**DATA SECTION**
——————————

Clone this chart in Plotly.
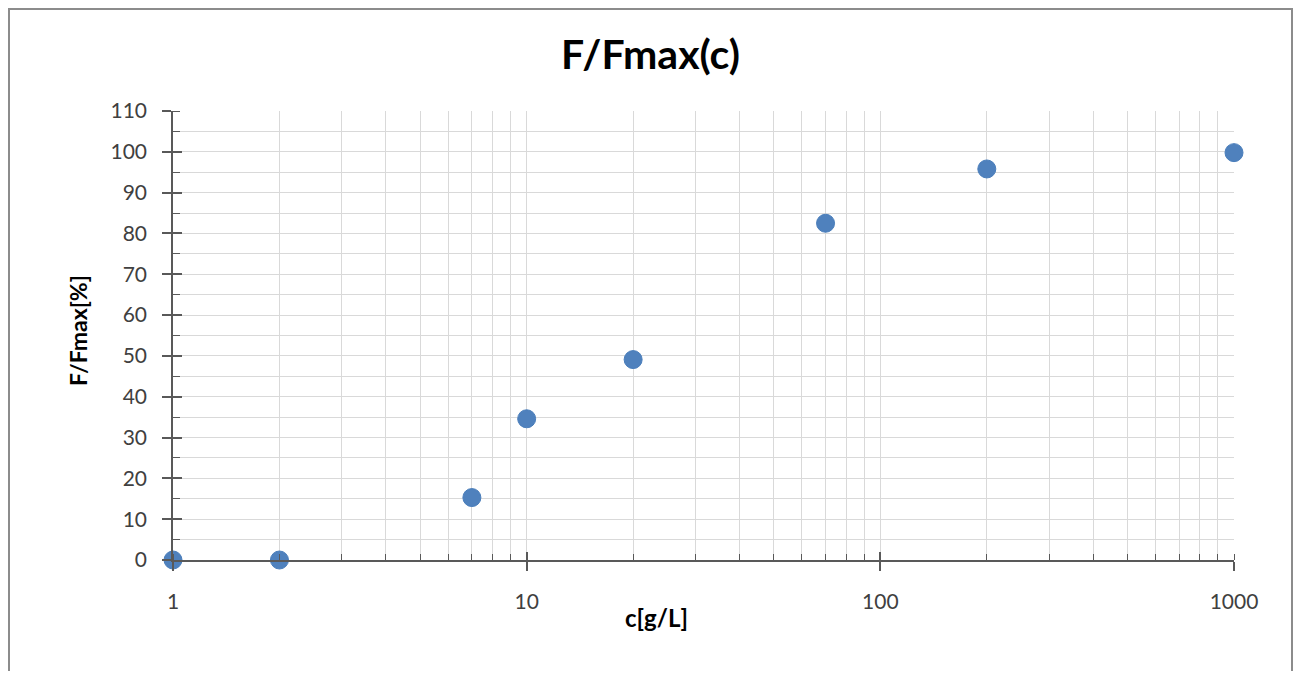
import plotly.graph_objects as go

# data
concentration = [1, 2, 7, 10, 20, 70, 200, 1000]
f_fmax = [0, 0, 15.3, 34.6, 49.1, 82.5, 95.8, 99.8]
x_ticks = [1, 10, 100, 1000]
x_tick_labels = ["1", "10", "100", "1000"]
y_ticks = list(range(0, 111, 10))

FONT = "Lato"
AXIS_COLOR = "#595959"
GRID = "#D9D9D9"

W, H = 1285, 663
L, T, PR, PB = 165, 103, 1226, 552   # plot area in figure pixels
PW, PH = PR - L, PB - T

def px(x):
    return (x - L) / PW

def py(y):
    return (PB - y) / PH

fig = go.Figure()
# overlay axes for inward half of major ticks
fig.add_trace(go.Scatter(x=[1, 1000], y=[0, 0], xaxis="x2", yaxis="y2",
                         mode="markers", marker=dict(opacity=0), showlegend=False,
                         hoverinfo="skip"))
fig.add_trace(go.Scatter(
    x=concentration, y=f_fmax, mode="markers",
    marker=dict(size=18, color="#4F81BD", line=dict(color="#4A7EBB", width=1)),
    showlegend=False, cliponaxis=False,
))

fig.update_layout(
    width=W, height=H,
    margin=dict(l=L, r=W - PR, t=T, b=H - PB),
    paper_bgcolor="white", plot_bgcolor="white",
    font=dict(family=FONT, size=21, color="#404040"),
    title=dict(text="<b>F/Fmax(c)</b>", x=0.5, xref="container", xanchor="center",
               y=1 - 47 / H, yanchor="middle",
               font=dict(family=FONT, size=41, color="black")),
    xaxis=dict(
        type="log", range=[0, 3],
        tickmode="array", tickvals=x_ticks, ticktext=x_tick_labels,
        ticks="outside", ticklen=9, tickwidth=1.5, tickcolor=AXIS_COLOR,
        ticklabelstandoff=13,
        showline=True, linecolor=AXIS_COLOR, linewidth=1.5,
        showgrid=True, gridcolor=GRID, gridwidth=1,
        minor=dict(ticks="inside", ticklen=6, tickwidth=1.2, tickcolor=AXIS_COLOR,
                   showgrid=True, gridcolor=GRID, gridwidth=1, dtick="D1"),
        zeroline=False, fixedrange=True,
    ),
    yaxis=dict(
        range=[0, 110],
        tickmode="array", tickvals=y_ticks,
        ticks="outside", ticklen=9, tickwidth=1.5, tickcolor=AXIS_COLOR,
        ticklabelstandoff=11,
        showline=True, linecolor=AXIS_COLOR, linewidth=1.5,
        showgrid=True, gridcolor=GRID, gridwidth=1,
        minor=dict(ticks="inside", ticklen=7, tickwidth=1.2, tickcolor=AXIS_COLOR,
                   showgrid=True, gridcolor=GRID, gridwidth=1, dtick=5, tick0=0),
        zeroline=False, fixedrange=True,
    ),
    xaxis2=dict(type="log", range=[0, 3], overlaying="x", anchor="y",
                tickmode="array", tickvals=x_ticks,
                ticks="inside", ticklen=8, tickwidth=1.5, tickcolor=AXIS_COLOR,
                showgrid=False, showline=False, zeroline=False, showticklabels=False),
    yaxis2=dict(range=[0, 110], overlaying="y", anchor="x",
                tickmode="array", tickvals=y_ticks,
                ticks="inside", ticklen=9, tickwidth=1.5, tickcolor=AXIS_COLOR,
                showgrid=False, showline=False, zeroline=False, showticklabels=False),
)

# axis titles
fig.add_annotation(text="<b>c[g/L]</b>", xref="paper", yref="paper",
                   x=px(648), y=py(609),
                   showarrow=False, xanchor="center", yanchor="middle",
                   font=dict(family=FONT, size=24, color="black"))
fig.add_annotation(text="<b>F/Fmax[%]</b>", xref="paper", yref="paper",
                   x=px(70), y=py(323), textangle=-90,
                   showarrow=False, xanchor="center", yanchor="middle",
                   font=dict(family=FONT, size=23, color="black"))

# outer chart border
fig.add_shape(type="rect", xref="paper", yref="paper",
              x0=px(1), x1=px(W - 1), y0=py(H + 40), y1=py(1),
              line=dict(color="#8C8C8C", width=2), fillcolor="rgba(0,0,0,0)", layer="below")

fig.write_html("out.html")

——————————

**GIVEN INSTRUCTION**
Copy nothing but the lines from the top of the data down to the line containing "return (PB - y) / PH", and leave the pictures out.

**RESULT OF THIS EXERCISE**
Clone this chart in Plotly.
import plotly.graph_objects as go

# data
concentration = [1, 2, 7, 10, 20, 70, 200, 1000]
f_fmax = [0, 0, 15.3, 34.6, 49.1, 82.5, 95.8, 99.8]
x_ticks = [1, 10, 100, 1000]
x_tick_labels = ["1", "10", "100", "1000"]
y_ticks = list(range(0, 111, 10))

FONT = "Lato"
AXIS_COLOR = "#595959"
GRID = "#D9D9D9"

W, H = 1285, 663
L, T, PR, PB = 165, 103, 1226, 552   # plot area in figure pixels
PW, PH = PR - L, PB - T

def px(x):
    return (x - L) / PW

def py(y):
    return (PB - y) / PH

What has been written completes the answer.